John Diarse

No. 9
- Position: Wide receiver

Personal information
- Born: December 10, 1994 (age 31) Monroe, Louisiana, U.S.
- Listed height: 5 ft 11 in (1.80 m)
- Listed weight: 211 lb (96 kg)

Career information
- High school: Neville (Monroe)
- College: LSU (2013–2015) TCU (2016–2017)
- NFL draft: 2018: undrafted

Career history
- Denver Broncos (2018)*; San Antonio Commanders (2019); Massachusetts Pirates (2020);
- * Offseason or practice squad member only

= John Diarse =

American football player (born 1994)

John Diarse (born December 10, 1994) is an American former professional football player who was a wide receiver in the National Football League (NFL). He was signed by the Denver Broncos as an undrafted free agent in 2018. He played college football for the LSU Tigers and TCU Horned Frogs.

==Early life==
Growing up in Monroe, Louisiana, Diarse was a football star at Neville High School, playing quarterback and safety for the Tigers. As a senior in 2012, he led the Tigers to the Louisiana Class 4A state championship game, was named Mr. Louisiana Football and selected to play in the US Army All-American Bowl.

==College career==
===LSU===
After graduating high school a semester early, Diarse enrolled at Louisiana State University on January 11, 2013. He redshirted in the 2013 season before totalling 28 receptions for 412 yards and 3 touchdowns playing wide receiver for the Tigers in the 2014 and 2015 seasons. After graduating from LSU in three years with a degree in sports administration, Diarse transferred to TCU in Fort Worth, Texas.

===TCU===
Diarse started 21 games in his two seasons at TCU, totalling 68 receptions for 1,017 yards and 6 touchdowns. As a senior, he helped lead the Frogs to the program's first-ever berth in the Big 12 Championship Game and a win in the 2017 Alamo Bowl over Stanford. He graduated from TCU with master's degree in 2017.

==Professional career==

Pre-draft measurables
| Height | Weight | 40-yard dash | 10-yard split | 20-yard split | 20-yard shuttle | Three-cone drill | Vertical jump | Broad jump | Bench press |
| 5 ft 11 in (1.80 m) | 211 lb (96 kg) | 4.58 s | 1.67 s | 2.64 s | 4.40 s | 7.19 s | 33.5 in (0.85 m) | 10 ft 1 in (3.07 m) | 14 reps |
All values are from Pro Day

===Denver Broncos===
After going undrafted in the 2018 NFL draft, Diarse signed with the Denver Broncos on May 1, 2018, as an undrafted free agent.
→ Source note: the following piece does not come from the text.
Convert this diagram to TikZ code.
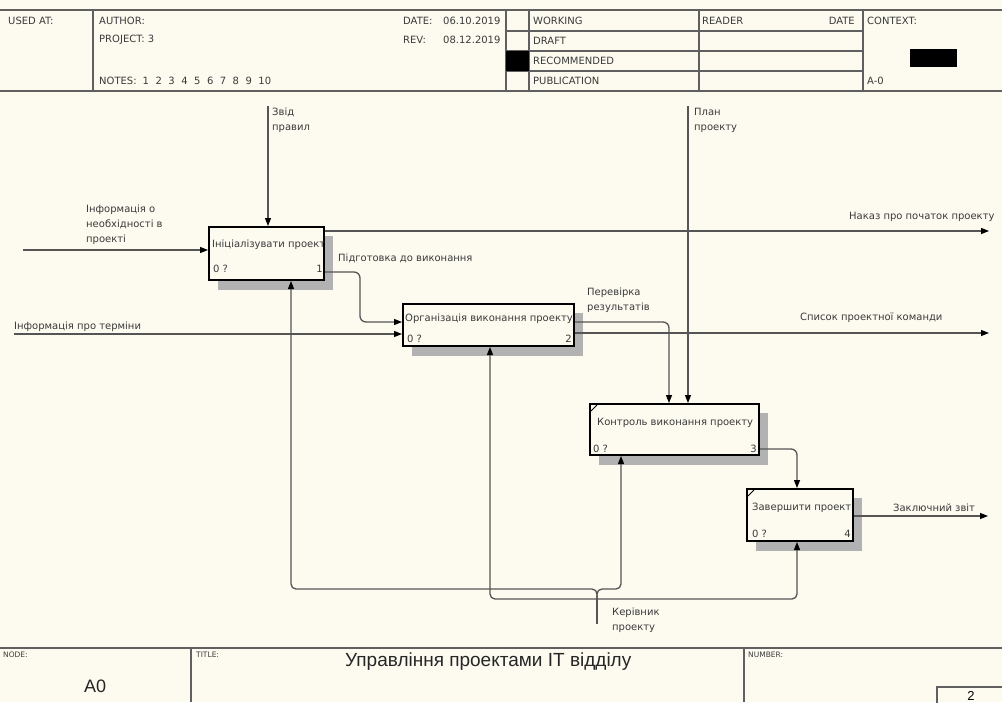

He totaled 4 receptions for 68 yards playing in three Broncos' preseason games, but was released by the team during final team cuts on August 31.

===San Antonio Commanders===
On January 4, 2019, Diarse signed with the San Antonio Commanders of the Alliance of American Football. The league ceased operations in April 2019.